Measurement should go beyond completion rates. It is helpful to know who finished training, but that does not tell you whether the program is working. Better indicators include phishing simulation trends, repeated policy violations, incident reporting rates, password reset behavior, and the number of suspicious messages reported by staff.

Some metrics can be misread without context. If reported suspicious emails increase, that may actually be a good sign because employees are paying attention. If click rates drop but reporting remains low, employees may still be unsure what to do. The point is to measure behavior, not just attendance.

Leadership support makes the program credible

Employees notice quickly whether leaders take security seriously. If executives ignore policy, bypass security steps, or treat awareness training as a formality, the rest of the organization will follow. A strong program needs visible leadership support, especially when security steps add friction to daily work.

That does not mean leaders need to become technical experts. It means they should model the right behavior, participate in training, and reinforce why security matters to the business. When employees understand that these practices protect operations, customer trust, and business continuity, they are more likely to engage.

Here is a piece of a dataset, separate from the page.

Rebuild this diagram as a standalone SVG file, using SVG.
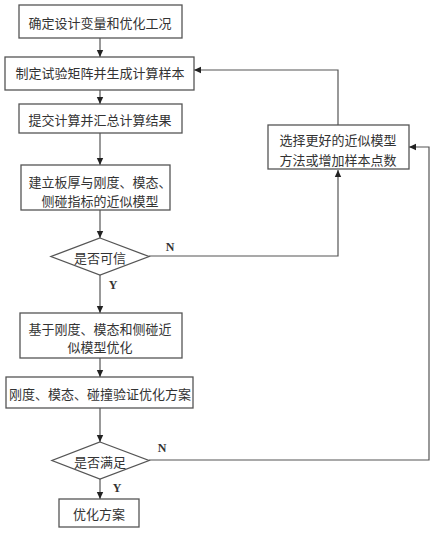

Keep the message practical, not technical

Most business owners and department managers do not need deep technical explanations. They need a program their teams will understand and follow. Training should use real scenarios, clear language, and direct examples tied to daily work.

A message like, "Verify payment changes through a known contact before approving them" is more effective than a long explanation of business email compromise tactics. The same goes for remote work, password habits, and file sharing. If employees can connect the guidance to a task they perform every day, retention improves.

For many small and midsize businesses, outside support helps keep the program current and manageable. A trusted IT partner can align awareness efforts with your policies, security tools, compliance goals, and incident response process. At Advanced IT Technologies, that kind of alignment is what turns awareness from a disconnected training task into part of a broader security strategy.

A cyber security awareness program does not need to be complicated to be effective. It needs to be relevant, consistent, and supported by clear expectations. When your employees know what to watch for and what to do next, security becomes part of how the business operates, not a separate project people forget after the training ends.